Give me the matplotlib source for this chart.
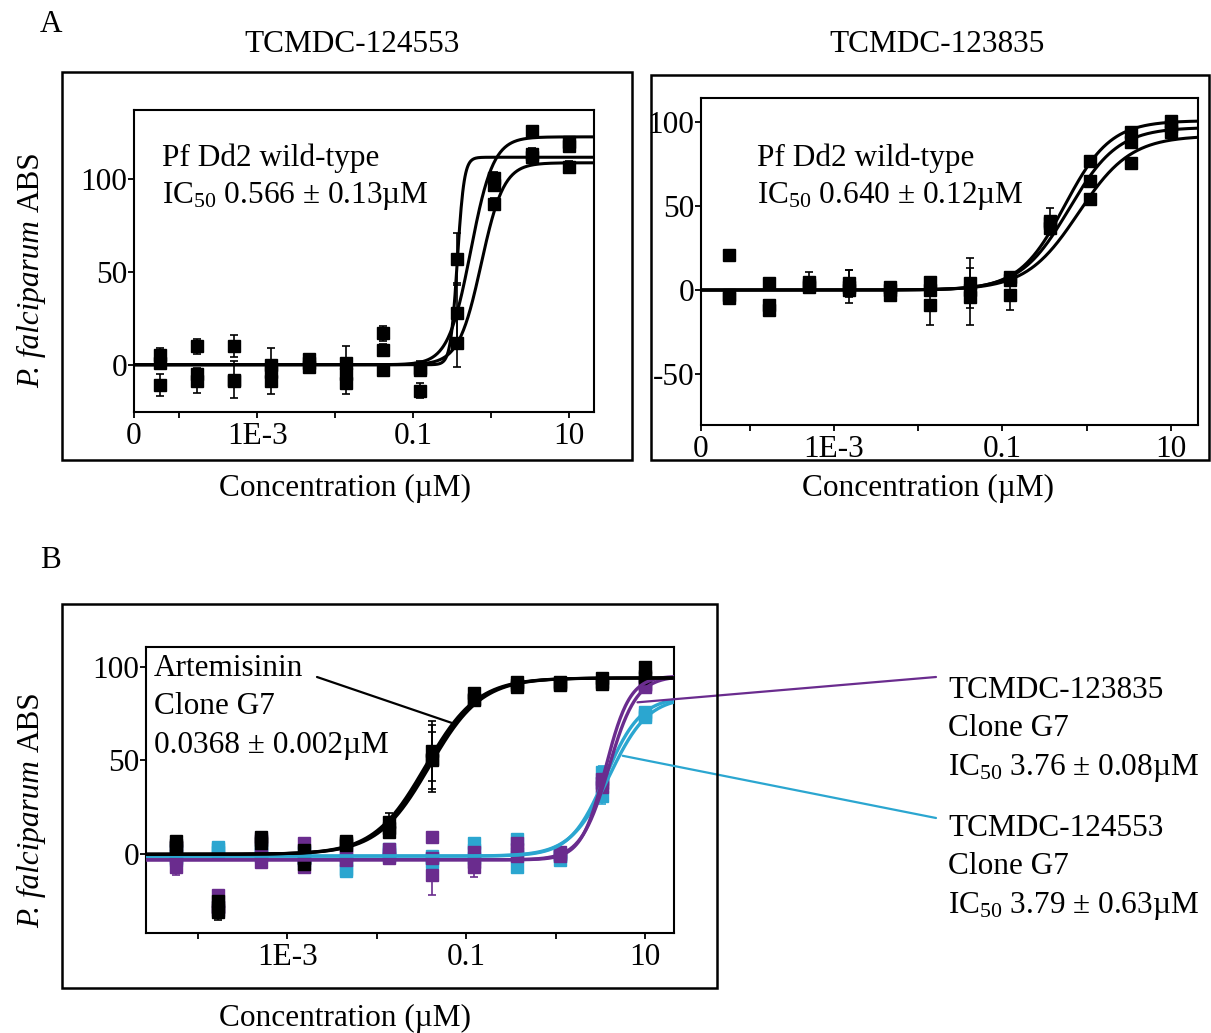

________

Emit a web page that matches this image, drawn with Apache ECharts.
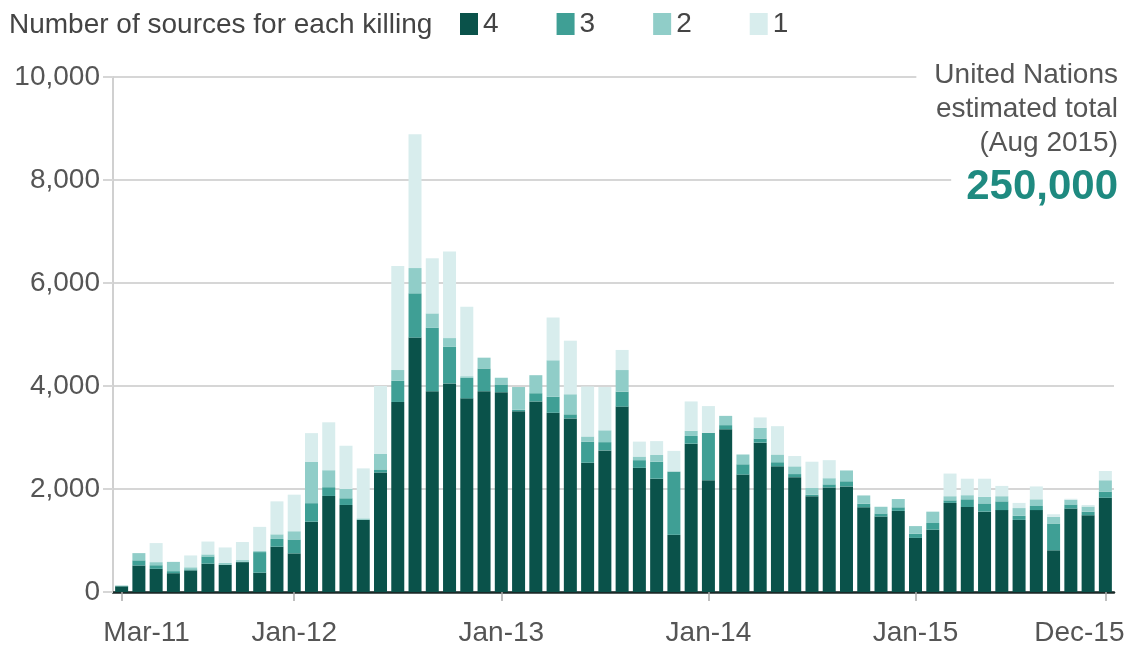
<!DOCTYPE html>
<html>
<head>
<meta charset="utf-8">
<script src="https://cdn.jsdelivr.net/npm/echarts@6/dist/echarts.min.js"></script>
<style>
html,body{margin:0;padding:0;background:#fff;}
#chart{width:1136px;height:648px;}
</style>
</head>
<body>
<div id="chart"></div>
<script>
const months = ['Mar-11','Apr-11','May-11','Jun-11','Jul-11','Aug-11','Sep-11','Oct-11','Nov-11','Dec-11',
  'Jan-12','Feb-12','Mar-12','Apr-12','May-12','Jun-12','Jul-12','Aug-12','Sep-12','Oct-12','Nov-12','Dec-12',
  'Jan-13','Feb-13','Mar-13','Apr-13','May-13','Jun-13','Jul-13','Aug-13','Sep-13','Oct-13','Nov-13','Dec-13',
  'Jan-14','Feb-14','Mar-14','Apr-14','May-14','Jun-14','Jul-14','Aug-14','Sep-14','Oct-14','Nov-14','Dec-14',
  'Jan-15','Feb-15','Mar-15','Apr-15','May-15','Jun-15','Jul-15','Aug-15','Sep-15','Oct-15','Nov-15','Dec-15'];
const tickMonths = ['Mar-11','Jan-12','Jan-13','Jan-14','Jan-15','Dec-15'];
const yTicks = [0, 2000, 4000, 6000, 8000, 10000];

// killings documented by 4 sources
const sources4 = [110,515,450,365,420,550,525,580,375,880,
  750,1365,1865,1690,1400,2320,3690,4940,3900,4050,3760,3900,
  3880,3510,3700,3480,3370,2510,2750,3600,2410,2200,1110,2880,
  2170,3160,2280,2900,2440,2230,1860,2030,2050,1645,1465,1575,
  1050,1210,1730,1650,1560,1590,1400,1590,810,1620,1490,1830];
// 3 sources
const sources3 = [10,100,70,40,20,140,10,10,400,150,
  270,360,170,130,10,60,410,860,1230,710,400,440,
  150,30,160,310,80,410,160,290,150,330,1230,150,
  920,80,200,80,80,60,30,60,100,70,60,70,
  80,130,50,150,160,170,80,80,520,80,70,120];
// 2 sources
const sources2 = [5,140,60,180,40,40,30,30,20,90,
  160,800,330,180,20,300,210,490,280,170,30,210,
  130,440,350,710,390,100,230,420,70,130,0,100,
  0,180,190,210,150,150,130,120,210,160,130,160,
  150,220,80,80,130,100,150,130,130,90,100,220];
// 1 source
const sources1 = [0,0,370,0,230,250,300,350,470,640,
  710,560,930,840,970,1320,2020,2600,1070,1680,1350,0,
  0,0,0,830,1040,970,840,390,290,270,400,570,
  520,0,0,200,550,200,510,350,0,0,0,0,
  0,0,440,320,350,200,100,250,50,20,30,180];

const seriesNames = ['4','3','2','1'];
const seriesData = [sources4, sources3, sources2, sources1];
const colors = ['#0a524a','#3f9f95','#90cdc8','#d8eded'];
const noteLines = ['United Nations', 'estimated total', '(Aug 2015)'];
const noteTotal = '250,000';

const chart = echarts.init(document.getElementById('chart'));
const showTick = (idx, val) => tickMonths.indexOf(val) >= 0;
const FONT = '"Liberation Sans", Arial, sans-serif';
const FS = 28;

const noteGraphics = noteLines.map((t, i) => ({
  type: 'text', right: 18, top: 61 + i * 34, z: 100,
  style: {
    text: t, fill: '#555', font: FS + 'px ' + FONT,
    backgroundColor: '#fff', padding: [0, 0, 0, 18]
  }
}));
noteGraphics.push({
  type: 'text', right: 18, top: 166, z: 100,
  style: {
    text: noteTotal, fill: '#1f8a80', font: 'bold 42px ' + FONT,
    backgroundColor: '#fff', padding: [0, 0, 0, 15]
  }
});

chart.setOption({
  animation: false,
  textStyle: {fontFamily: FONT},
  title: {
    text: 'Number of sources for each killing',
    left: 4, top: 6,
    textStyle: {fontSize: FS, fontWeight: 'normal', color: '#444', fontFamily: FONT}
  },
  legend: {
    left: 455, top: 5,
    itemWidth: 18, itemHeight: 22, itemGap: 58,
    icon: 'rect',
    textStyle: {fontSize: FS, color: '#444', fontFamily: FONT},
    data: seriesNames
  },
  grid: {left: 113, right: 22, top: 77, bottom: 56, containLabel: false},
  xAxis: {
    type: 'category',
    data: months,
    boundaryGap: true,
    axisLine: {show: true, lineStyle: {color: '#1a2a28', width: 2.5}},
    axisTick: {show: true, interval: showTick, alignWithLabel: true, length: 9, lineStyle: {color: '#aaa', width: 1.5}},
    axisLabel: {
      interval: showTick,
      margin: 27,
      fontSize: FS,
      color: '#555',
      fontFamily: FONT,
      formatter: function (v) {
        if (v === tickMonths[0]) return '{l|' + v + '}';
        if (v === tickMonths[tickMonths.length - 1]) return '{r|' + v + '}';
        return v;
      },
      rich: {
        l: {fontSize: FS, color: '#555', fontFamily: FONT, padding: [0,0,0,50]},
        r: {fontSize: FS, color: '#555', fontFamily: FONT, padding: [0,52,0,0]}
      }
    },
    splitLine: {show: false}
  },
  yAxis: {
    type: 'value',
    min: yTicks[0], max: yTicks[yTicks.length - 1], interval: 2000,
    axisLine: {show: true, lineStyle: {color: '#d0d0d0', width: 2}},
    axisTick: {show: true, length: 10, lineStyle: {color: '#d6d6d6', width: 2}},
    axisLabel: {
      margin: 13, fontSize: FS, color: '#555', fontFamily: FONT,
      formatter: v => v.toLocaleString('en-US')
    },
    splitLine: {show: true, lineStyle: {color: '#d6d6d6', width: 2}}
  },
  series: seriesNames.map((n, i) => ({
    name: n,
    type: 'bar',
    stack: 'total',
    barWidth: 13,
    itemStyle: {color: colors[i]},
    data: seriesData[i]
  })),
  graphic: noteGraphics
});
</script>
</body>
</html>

________

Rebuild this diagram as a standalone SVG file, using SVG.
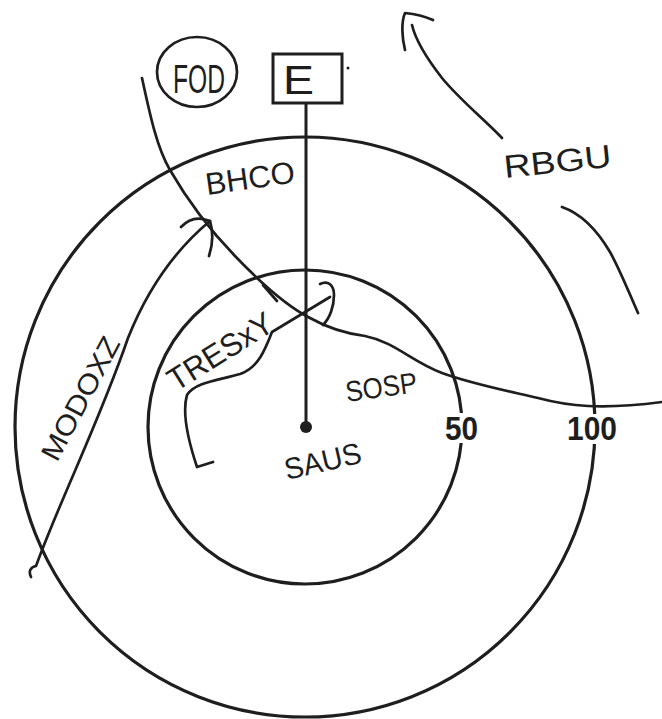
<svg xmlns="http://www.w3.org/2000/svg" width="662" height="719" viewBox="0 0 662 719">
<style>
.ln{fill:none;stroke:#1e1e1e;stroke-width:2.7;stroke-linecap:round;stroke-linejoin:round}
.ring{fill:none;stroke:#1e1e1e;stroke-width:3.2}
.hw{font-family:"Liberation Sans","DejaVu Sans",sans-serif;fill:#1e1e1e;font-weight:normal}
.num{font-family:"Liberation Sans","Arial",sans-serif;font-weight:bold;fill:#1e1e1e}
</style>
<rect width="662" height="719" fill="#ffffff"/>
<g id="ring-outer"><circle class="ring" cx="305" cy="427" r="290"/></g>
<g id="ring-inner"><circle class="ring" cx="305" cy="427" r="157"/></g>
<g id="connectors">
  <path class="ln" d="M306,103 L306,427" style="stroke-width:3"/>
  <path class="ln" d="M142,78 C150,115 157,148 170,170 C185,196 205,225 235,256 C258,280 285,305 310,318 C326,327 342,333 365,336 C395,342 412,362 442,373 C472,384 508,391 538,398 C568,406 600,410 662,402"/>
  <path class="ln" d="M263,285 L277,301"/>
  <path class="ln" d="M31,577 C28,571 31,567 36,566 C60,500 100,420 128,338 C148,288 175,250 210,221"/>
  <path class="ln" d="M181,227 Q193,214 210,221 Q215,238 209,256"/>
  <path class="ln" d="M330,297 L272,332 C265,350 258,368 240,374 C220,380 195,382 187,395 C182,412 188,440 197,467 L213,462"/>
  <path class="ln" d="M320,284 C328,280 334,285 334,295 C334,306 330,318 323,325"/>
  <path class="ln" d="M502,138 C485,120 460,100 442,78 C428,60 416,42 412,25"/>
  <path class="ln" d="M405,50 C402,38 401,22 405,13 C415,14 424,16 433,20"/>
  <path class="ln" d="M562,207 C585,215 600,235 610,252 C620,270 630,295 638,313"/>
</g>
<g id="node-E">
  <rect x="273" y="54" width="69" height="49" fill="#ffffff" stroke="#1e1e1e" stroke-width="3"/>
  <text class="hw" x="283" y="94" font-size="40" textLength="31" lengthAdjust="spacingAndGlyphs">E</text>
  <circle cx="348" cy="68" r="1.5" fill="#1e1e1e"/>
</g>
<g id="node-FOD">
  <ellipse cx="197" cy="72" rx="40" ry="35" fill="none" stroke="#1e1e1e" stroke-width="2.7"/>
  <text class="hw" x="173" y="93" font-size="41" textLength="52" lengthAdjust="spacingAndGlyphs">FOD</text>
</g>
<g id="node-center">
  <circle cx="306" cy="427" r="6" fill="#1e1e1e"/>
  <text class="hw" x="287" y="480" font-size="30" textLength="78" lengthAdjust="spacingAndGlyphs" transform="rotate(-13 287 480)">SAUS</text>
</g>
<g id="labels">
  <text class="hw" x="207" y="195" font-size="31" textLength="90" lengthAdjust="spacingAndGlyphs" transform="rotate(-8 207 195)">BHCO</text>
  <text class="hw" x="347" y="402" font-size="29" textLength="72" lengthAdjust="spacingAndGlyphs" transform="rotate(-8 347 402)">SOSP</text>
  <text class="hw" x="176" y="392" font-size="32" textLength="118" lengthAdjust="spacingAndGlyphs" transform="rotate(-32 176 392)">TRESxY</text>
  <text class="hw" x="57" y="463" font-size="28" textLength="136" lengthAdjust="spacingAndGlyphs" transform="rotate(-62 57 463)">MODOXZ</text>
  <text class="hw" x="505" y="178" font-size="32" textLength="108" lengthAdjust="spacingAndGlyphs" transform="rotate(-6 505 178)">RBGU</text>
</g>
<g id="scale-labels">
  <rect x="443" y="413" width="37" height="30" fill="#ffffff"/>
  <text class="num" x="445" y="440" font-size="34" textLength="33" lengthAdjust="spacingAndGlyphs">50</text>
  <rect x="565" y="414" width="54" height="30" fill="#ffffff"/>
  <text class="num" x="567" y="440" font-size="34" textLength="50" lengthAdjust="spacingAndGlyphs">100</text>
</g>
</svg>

________

Go through the data above and find the lines with the word "this". Copy each of those lines.

Give me the matplotlib source for this chart.
Emit a web page that matches this image, drawn with Apache ECharts.
Rebuild this diagram as a standalone SVG file, using SVG.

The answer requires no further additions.